◆ WHAT IS EXPECTED ◆
Extract only the first line of the listing and every line after it up to and including the one with "hot_y = [4.0, 4.0, 9.0, 9.0]". Omit the pictures.

— Start of EXTRACTED INFORMATION —

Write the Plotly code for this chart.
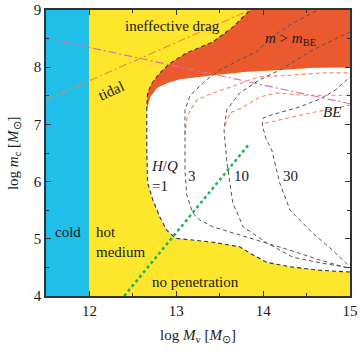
import plotly.graph_objects as go

# ---- data (log M_v, log m_c) ----
cold_x = [11.5, 12.0, 12.0, 11.5]
cold_y = [4.0, 4.0, 9.0, 9.0]
hot_x = [12.0, 15.0, 15.0, 12.0]
hot_y = [4.0, 4.0, 9.0, 9.0]

# H/Q = 1 lower/left boundary (top of vertical part -> right edge)
hq1_low_x = [12.66, 12.66, 12.67, 12.73, 12.81, 12.89, 12.99, 13.16, 13.42, 13.73, 13.88, 14.04, 14.31, 14.65, 15.0]
hq1_low_y = [7.30, 6.55, 5.98, 5.68, 5.38, 5.15, 5.01, 4.98, 4.94, 4.86, 4.72, 4.59, 4.51, 4.45, 4.42]
# H/Q = 1 upper branch (yellow / red boundary)
hq1_up_x = [12.66, 12.67, 12.72, 12.81, 12.93, 13.12, 13.42, 13.65, 13.85]
hq1_up_y = [7.30, 7.55, 7.72, 7.90, 8.07, 8.25, 8.44, 8.70, 9.0]
# m = m_BE boundary (red / white)
mbe_x = [12.66, 12.70, 12.78, 12.89, 13.04, 13.42, 13.81, 14.19, 14.57, 15.0]
mbe_y = [7.25, 7.48, 7.64, 7.72, 7.79, 7.86, 7.92, 7.95, 7.99, 8.0]

hq3_x = [14.97, 14.65, 14.31, 14.00, 13.73, 13.42, 13.27, 13.19, 13.12, 13.10, 13.10, 13.10, 13.16, 13.35, 13.50, 13.73, 13.93, 14.08, 14.31, 14.63]
hq3_y = [4.49, 4.63, 4.80, 4.94, 5.07, 5.21, 5.33, 5.45, 5.77, 6.20, 6.73, 7.25, 7.51, 7.78, 7.95, 8.13, 8.27, 8.51, 8.74, 9.0]
hq10_x = [14.97, 14.65, 14.34, 14.04, 13.77, 13.65, 13.62, 13.58, 13.55, 13.58, 13.73, 13.96, 14.19, 14.57, 14.88, 15.0]
hq10_y = [4.50, 4.58, 4.68, 4.93, 5.21, 5.63, 5.94, 6.38, 6.90, 7.25, 7.55, 7.78, 7.95, 8.30, 8.53, 8.62]
hq30_x = [14.97, 14.80, 14.57, 14.31, 14.19, 14.10, 14.03, 13.99, 14.00, 14.08, 14.39, 14.65, 14.83, 15.0]
hq30_y = [4.55, 4.80, 5.10, 5.50, 5.98, 6.55, 6.76, 6.99, 7.11, 7.16, 7.29, 7.44, 7.60, 7.83]

be1_x = [13.10, 13.12, 13.16, 13.24, 13.42, 13.62, 13.85, 13.96, 14.31, 14.69, 15.0]
be1_y = [6.81, 7.08, 7.25, 7.43, 7.55, 7.65, 7.78, 7.83, 7.86, 7.90, 7.90]
be2_x = [13.56, 13.62, 13.77, 13.96, 14.16, 14.46, 15.0]
be2_y = [6.99, 7.20, 7.30, 7.48, 7.55, 7.51, 7.51]
be3_x = [14.02, 14.27, 14.54, 14.85, 15.0]
be3_y = [7.02, 7.11, 7.20, 7.29, 7.34]

tidal1_x = [11.5, 15.0]
tidal1_y = [8.51, 7.36]
tidal2_x = [11.5, 13.85]
tidal2_y = [7.43, 9.0]

green_x = [12.40, 13.83]
green_y = [4.0, 6.64]

tick_vals = {"x": [12, 13, 14, 15], "y": [4, 5, 6, 7, 8, 9]}

CYAN = "#1fbfea"
YELLOW = "#fde62c"
RED = "#eb5a2f"
GRAY = "#555555"
SALMON = "#f08a6a"
PINK = "#e566a8"
ORANGE = "#ee8a3a"
GREEN = "#19b35a"
FONT = "Liberation Serif"
TXT = "#1a1a1a"

fig = go.Figure()

def fill(x, y, color):
    fig.add_trace(go.Scatter(x=x, y=y, fill="toself", fillcolor=color, mode="none",
                             hoverinfo="skip", showlegend=False))

fill(cold_x, cold_y, CYAN)
fill(hot_x, hot_y, YELLOW)
wx = mbe_x + [15.0] + hq1_low_x[::-1]
wy = mbe_y + [4.42] + hq1_low_y[::-1]
fill(wx, wy, "white")
rx = hq1_up_x + [15.0, 15.0] + mbe_x[::-1]
ry = hq1_up_y + [9.0, 8.0] + mbe_y[::-1]
fill(rx, ry, RED)

def line(x, y, color, dash, width=1.0):
    fig.add_trace(go.Scatter(x=x, y=y, mode="lines", line=dict(color=color, dash=dash, width=width),
                             hoverinfo="skip", showlegend=False))

for bx, by in [(be1_x, be1_y), (be2_x, be2_y), (be3_x, be3_y)]:
    line(bx, by, SALMON, "4px,3px", 1.1)
line(tidal1_x, tidal1_y, PINK, "8px,3px,2px,3px", 1.1)
line(tidal2_x, tidal2_y, ORANGE, "8px,3px,2px,3px", 1.1)
for hx, hy in [(hq3_x, hq3_y), (hq10_x, hq10_y), (hq30_x, hq30_y)]:
    line(hx, hy, GRAY, "4px,3px", 1.0)
line(hq1_low_x[::-1] + hq1_up_x[1:], hq1_low_y[::-1] + hq1_up_y[1:], "#333333", "4px,3px", 1.1)
line(green_x, green_y, GREEN, "dot", 2.5)

def ann(x, y, text, angle=0, xanchor="center", align="center", xref="x", yref="y", yanchor="middle"):
    fig.add_annotation(x=x, y=y, text=text, showarrow=False, textangle=angle,
                       xanchor=xanchor, yanchor=yanchor, align=align, xref=xref, yref=yref,
                       font=dict(family=FONT, size=15, color=TXT))

ann(12.96, 8.72, "ineffective drag")
ann(14.31, 8.49, "<i>m</i> > <i>m</i><sub>BE</sub>")
ann(12.25, 7.58, "tidal", angle=-25)
ann(14.79, 7.22, "<i>BE</i>")
ann(11.75, 5.12, "cold")
ann(12.05, 4.95, "hot<br>medium", xanchor="left", align="left")
ann(13.22, 4.24, "no penetration")
ann(12.69, 6.09, "<i>H</i>/<i>Q</i><br>=1", xanchor="left", align="left")
ann(13.18, 6.10, "3")
ann(13.75, 6.10, "10")
ann(14.31, 6.10, "30")
# axis titles
ann(0.5, -0.10, "log <i>M</i><sub>v</sub> [<i>M</i><sub>⊙</sub>]", xref="paper", yref="paper", yanchor="top")
ann(-0.105, 0.5, "log <i>m</i><sub>c</sub> [<i>M</i><sub>⊙</sub>]", angle=-90, xref="paper", yref="paper")

axis_common = dict(showgrid=False, zeroline=False, showline=True, linecolor="#333333", linewidth=1.5,
                   mirror="ticks", ticks="inside", ticklen=5, tickcolor="#333333", tickwidth=1.2,
                   automargin=False,
                   tickfont=dict(family=FONT, size=15, color=TXT),
                   minor=dict(dtick=0.5, ticks="inside", ticklen=3, tickcolor="#333333", tickwidth=1))

fig.update_xaxes(range=[11.5, 15], tickvals=tick_vals["x"], **axis_common)
fig.update_yaxes(range=[4, 9], tickvals=tick_vals["y"], **axis_common)

fig.update_layout(width=360, height=351, margin=dict(l=46, r=10, t=10, b=55),
                  paper_bgcolor="white", plot_bgcolor="white")

fig.write_html("out.html", config={"displayModeBar": False},
               post_script="document.body.style.margin='0';document.body.style.padding='0';")
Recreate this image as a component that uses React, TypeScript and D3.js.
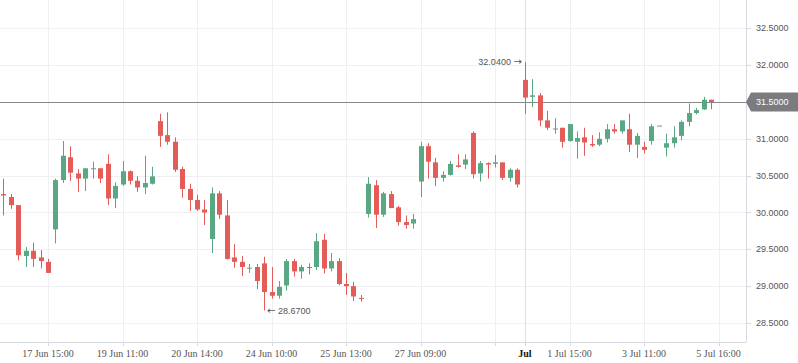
import React, { useRef, useEffect } from 'react';
import * as d3 from 'd3';

// candle values (index 0 .. 96)
const opens = [
  30.25, 30.21, 30.10, 29.41, 29.48, 29.39, 29.33, 29.77, 30.44, 30.75,
  30.53, 30.46, 30.60, 30.60, 30.66, 30.19, 30.38, 30.56, 30.43, 30.34,
  30.39, 31.24, 31.05, 30.96, 30.59, 30.32, 30.17, 30.04, 29.64, 30.26,
  29.96, 29.39, 29.33, 29.24, 29.26, 29.31, 28.92, 28.87, 29.01, 29.34,
  29.20, 29.26, 29.26, 29.63, 29.24, 29.34, 29.03, 29.00, 28.84, 29.98,
  30.37, 29.97, 30.25, 30.07, 29.87, 29.85, 30.42, 30.90, 30.68, 30.47,
  30.51, 30.64, 30.65, 31.08, 30.53, 30.67, 30.66, 30.68, 30.47, 30.58,
  31.80, 31.57, 31.59, 31.25, 31.14, 31.15, 30.97, 30.96, 31.02, 30.93,
  30.92, 31.00, 31.13, 31.10, 31.13, 30.92, 30.89, 30.97, 31.18, 30.88,
  30.94, 31.04, 31.23, 31.35, 31.40, 31.53, 31.50,
];
const highs = [
  30.46, 30.25, 30.10, 29.53, 29.59, 29.49, 29.37, 30.46, 30.97, 30.90,
  30.59, 30.60, 30.69, 30.60, 30.79, 30.41, 30.70, 30.57, 30.49, 30.77,
  30.62, 31.34, 31.36, 31.02, 30.62, 30.39, 30.24, 30.17, 30.34, 30.29,
  30.17, 29.57, 29.41, 29.30, 29.30, 29.40, 29.26, 29.07, 29.37, 29.37,
  29.29, 29.31, 29.72, 29.71, 29.45, 29.38, 29.18, 29.06, 28.88, 30.48,
  30.44, 30.28, 30.29, 30.09, 29.96, 29.98, 30.96, 30.94, 30.74, 30.56,
  30.70, 30.79, 30.79, 31.10, 30.70, 30.68, 30.78, 30.68, 30.60, 30.60,
  32.04, 31.81, 31.62, 31.38, 31.28, 31.15, 31.20, 31.10, 31.15, 31.05,
  31.09, 31.20, 31.20, 31.25, 31.34, 31.08, 30.96, 31.20, 31.18, 31.07,
  31.17, 31.25, 31.48, 31.42, 31.57, 31.53, 31.50,
];
const lows = [
  29.96, 30.05, 29.35, 29.26, 29.26, 29.24, 29.18, 29.58, 30.40, 30.43,
  30.28, 30.29, 30.46, 30.40, 30.10, 30.06, 30.36, 30.38, 30.28, 30.25,
  30.38, 30.89, 30.92, 30.55, 30.20, 30.02, 30.02, 29.83, 29.45, 29.91,
  29.36, 29.25, 29.14, 29.18, 28.96, 28.67, 28.83, 28.83, 28.94, 29.13,
  29.10, 29.16, 29.22, 29.17, 29.20, 29.01, 28.88, 28.80, 28.79, 29.93,
  29.79, 29.94, 30.06, 29.82, 29.78, 29.78, 30.21, 30.46, 30.36, 30.42,
  30.50, 30.61, 30.59, 30.46, 30.42, 30.46, 30.61, 30.44, 30.42, 30.34,
  31.34, 31.43, 31.17, 31.12, 31.07, 30.88, 30.96, 30.73, 30.77, 30.89,
  30.90, 30.95, 31.07, 31.07, 30.82, 30.74, 30.80, 30.92, 31.18, 30.76,
  30.88, 30.98, 31.17, 31.33, 31.39, 31.40, 31.49,
];
const closes = [
  30.23, 30.10, 29.42, 29.48, 29.37, 29.34, 29.18, 30.44, 30.77, 30.54,
  30.46, 30.60, 30.60, 30.46, 30.19, 30.36, 30.56, 30.43, 30.34, 30.40,
  30.49, 31.04, 30.96, 30.58, 30.32, 30.17, 30.04, 30.00, 30.26, 29.97,
  29.37, 29.33, 29.26, 29.25, 29.07, 28.92, 28.87, 28.99, 29.34, 29.20,
  29.26, 29.25, 29.61, 29.24, 29.34, 29.03, 29.00, 28.86, 28.83, 30.39,
  29.97, 30.26, 30.06, 29.87, 29.83, 29.91, 30.90, 30.69, 30.47, 30.51,
  30.66, 30.62, 30.72, 30.52, 30.67, 30.65, 30.68, 30.47, 30.58, 30.38,
  31.56, 31.59, 31.25, 31.15, 31.14, 30.96, 31.20, 31.01, 30.95, 30.91,
  31.00, 31.13, 31.10, 31.25, 30.92, 31.04, 30.85, 31.17, 31.18, 30.94,
  31.02, 31.23, 31.35, 31.39, 31.53, 31.50, 31.50,
];

const priceTicks = [28.5, 29.0, 29.5, 30.0, 30.5, 31.0, 31.5, 32.0, 32.5];
const timeLabels = [
  { i: 6, text: '17 Jun 15:00' },
  { i: 16, text: '19 Jun 11:00' },
  { i: 26, text: '20 Jun 14:00' },
  { i: 36, text: '24 Jun 10:00' },
  { i: 46, text: '25 Jun 13:00' },
  { i: 56, text: '27 Jun 09:00' },
  { i: 70, text: 'Jul', bold: true },
  { i: 76, text: '1 Jul 15:00' },
  { i: 86, text: '3 Jul 11:00' },
  { i: 96, text: '5 Jul 16:00' },
];
const gridIdx = [6, 16, 26, 36, 46, 56, 66, 76, 86, 96];
const lastPrice = 31.5;
const maxIdx = 70;
const minIdx = 35;

const W = 798;
const H = 363;
const plotRight = 746;
const plotBottom = 342;

const UP = '#5aa883';
const DOWN = '#e35c57';
const FLAT = '#8a8a8a';
const SANS = 'Liberation Sans, Arial, sans-serif';

const App = () => {
  const svgRef = useRef<SVGSVGElement>(null);

  useEffect(() => {
    const svg = d3.select(svgRef.current);
    svg.selectAll('*').remove();

    const x = d3.scaleLinear().domain([-0.443, 99.69]).range([0, plotRight]);
    const y = d3.scaleLinear().domain([28.5, 32.5]).range([323, 28.3]);

    const data = opens.map((o, i) => ({
      i, o, h: highs[i], l: lows[i], c: closes[i],
    }));

    // grid
    const grid = svg.append('g');
    grid.selectAll('line.h')
      .data(priceTicks)
      .enter()
      .append('line')
      .attr('x1', 0)
      .attr('x2', plotRight)
      .attr('y1', d => Math.round(y(d)) + 0.5)
      .attr('y2', d => Math.round(y(d)) + 0.5)
      .attr('stroke', '#eef0f3');
    grid.selectAll('line.v')
      .data(gridIdx)
      .enter()
      .append('line')
      .attr('x1', d => Math.round(x(d)) + 0.5)
      .attr('x2', d => Math.round(x(d)) + 0.5)
      .attr('y1', 0)
      .attr('y2', plotBottom)
      .attr('stroke', '#eef0f3');
    grid.append('line')
      .attr('x1', Math.round(x(70)) + 0.5)
      .attr('x2', Math.round(x(70)) + 0.5)
      .attr('y1', 0)
      .attr('y2', plotBottom)
      .attr('stroke', '#dcdfe4');

    // last price line
    const py = Math.round(y(lastPrice)) + 0.5;
    svg.append('line')
      .attr('x1', 0)
      .attr('x2', plotRight)
      .attr('y1', py)
      .attr('y2', py)
      .attr('stroke', '#888')
      .attr('stroke-width', 1);

    // candles
    const colorOf = d => (d.c > d.o ? UP : d.c < d.o ? DOWN : FLAT);
    const candles = svg.append('g')
      .selectAll('g')
      .data(data)
      .enter()
      .append('g');
    candles.append('line')
      .attr('x1', d => Math.round(x(d.i)) + 0.5)
      .attr('x2', d => Math.round(x(d.i)) + 0.5)
      .attr('y1', d => y(d.h))
      .attr('y2', d => y(d.l))
      .attr('stroke', colorOf);
    candles.append('rect')
      .attr('x', d => Math.round(x(d.i)) - 2)
      .attr('width', 5)
      .attr('y', d => y(Math.max(d.o, d.c)))
      .attr('height', d => Math.max(1, Math.abs(y(d.o) - y(d.c))))
      .attr('fill', colorOf);

    // high / low marks
    const hi = svg.append('text')
      .attr('x', x(maxIdx) - 3)
      .attr('y', y(highs[maxIdx]))
      .attr('dy', '0.35em')
      .attr('text-anchor', 'end')
      .attr('font-family', SANS)
      .attr('font-size', 9)
      .attr('fill', '#555');
    hi.append('tspan').text(`${highs[maxIdx].toFixed(4)} `);
    hi.append('tspan').attr('font-family', 'DejaVu Sans').attr('font-size', 10).text('\u2192');

    const lo = svg.append('text')
      .attr('x', x(minIdx) + 3)
      .attr('y', y(lows[minIdx]))
      .attr('dy', '0.35em')
      .attr('font-family', SANS)
      .attr('font-size', 9)
      .attr('fill', '#555');
    lo.append('tspan').attr('font-family', 'DejaVu Sans').attr('font-size', 10).text('\u2190');
    lo.append('tspan').text(` ${lows[minIdx].toFixed(4)}`);

    // price axis
    const pa = svg.append('g');
    pa.append('line')
      .attr('x1', plotRight + 0.5)
      .attr('x2', plotRight + 0.5)
      .attr('y1', 0)
      .attr('y2', plotBottom)
      .attr('stroke', '#d6d9de');
    pa.selectAll('line.t')
      .data(priceTicks)
      .enter()
      .append('line')
      .attr('x1', plotRight)
      .attr('x2', plotRight + 5)
      .attr('y1', d => Math.round(y(d)) + 0.5)
      .attr('y2', d => Math.round(y(d)) + 0.5)
      .attr('stroke', '#d6d9de');
    pa.selectAll('text')
      .data(priceTicks.filter(d => d !== lastPrice))
      .enter()
      .append('text')
      .attr('x', 756)
      .attr('y', d => y(d))
      .attr('dy', '0.35em')
      .attr('font-family', SANS)
      .attr('font-size', 9)
      .attr('fill', '#555')
      .text(d => d.toFixed(4));

    // last price label
    const bh = 19;
    const by = y(lastPrice);
    pa.append('path')
      .attr('d', `M${plotRight},${by} L${plotRight + 5},${by - bh / 2} L${W},${by - bh / 2} L${W},${by + bh / 2} L${plotRight + 5},${by + bh / 2} Z`)
      .attr('fill', '#7a7c80');
    pa.append('text')
      .attr('x', 756)
      .attr('y', by)
      .attr('dy', '0.35em')
      .attr('font-family', SANS)
      .attr('font-size', 9)
      .attr('fill', '#fff')
      .text(lastPrice.toFixed(4));

    // time axis
    const ta = svg.append('g');
    ta.append('line')
      .attr('x1', 0)
      .attr('x2', plotRight)
      .attr('y1', plotBottom + 0.5)
      .attr('y2', plotBottom + 0.5)
      .attr('stroke', '#d6d9de');
    ta.selectAll('line.t')
      .data([...gridIdx, 70])
      .enter()
      .append('line')
      .attr('x1', d => Math.round(x(d)) + 0.5)
      .attr('x2', d => Math.round(x(d)) + 0.5)
      .attr('y1', plotBottom)
      .attr('y2', plotBottom + 4)
      .attr('stroke', '#d6d9de');
    ta.selectAll('text')
      .data(timeLabels)
      .enter()
      .append('text')
      .attr('x', d => x(d.i))
      .attr('y', 357)
      .attr('text-anchor', 'middle')
      .attr('font-family', 'Liberation Serif, Times New Roman, serif')
      .attr('font-size', 10)
      .attr('font-weight', d => (d.bold ? 'bold' : 'normal'))
      .attr('fill', d => (d.bold ? '#111' : '#555'))
      .text(d => d.text);
  }, []);

  return (
    <div style={{ position: 'fixed', left: 0, top: 0, background: '#fff' }}>
      <svg ref={svgRef} width={W} height={H} style={{ display: 'block' }}></svg>
    </div>
  );
};

export default App;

— End of EXTRACTED INFORMATION —

◆ OUTPUT FOR THIS EXERCISE ◆
Write the Plotly code for this chart.
import plotly.graph_objects as go

# ---- data (log M_v, log m_c) ----
cold_x = [11.5, 12.0, 12.0, 11.5]
cold_y = [4.0, 4.0, 9.0, 9.0]
hot_x = [12.0, 15.0, 15.0, 12.0]
hot_y = [4.0, 4.0, 9.0, 9.0]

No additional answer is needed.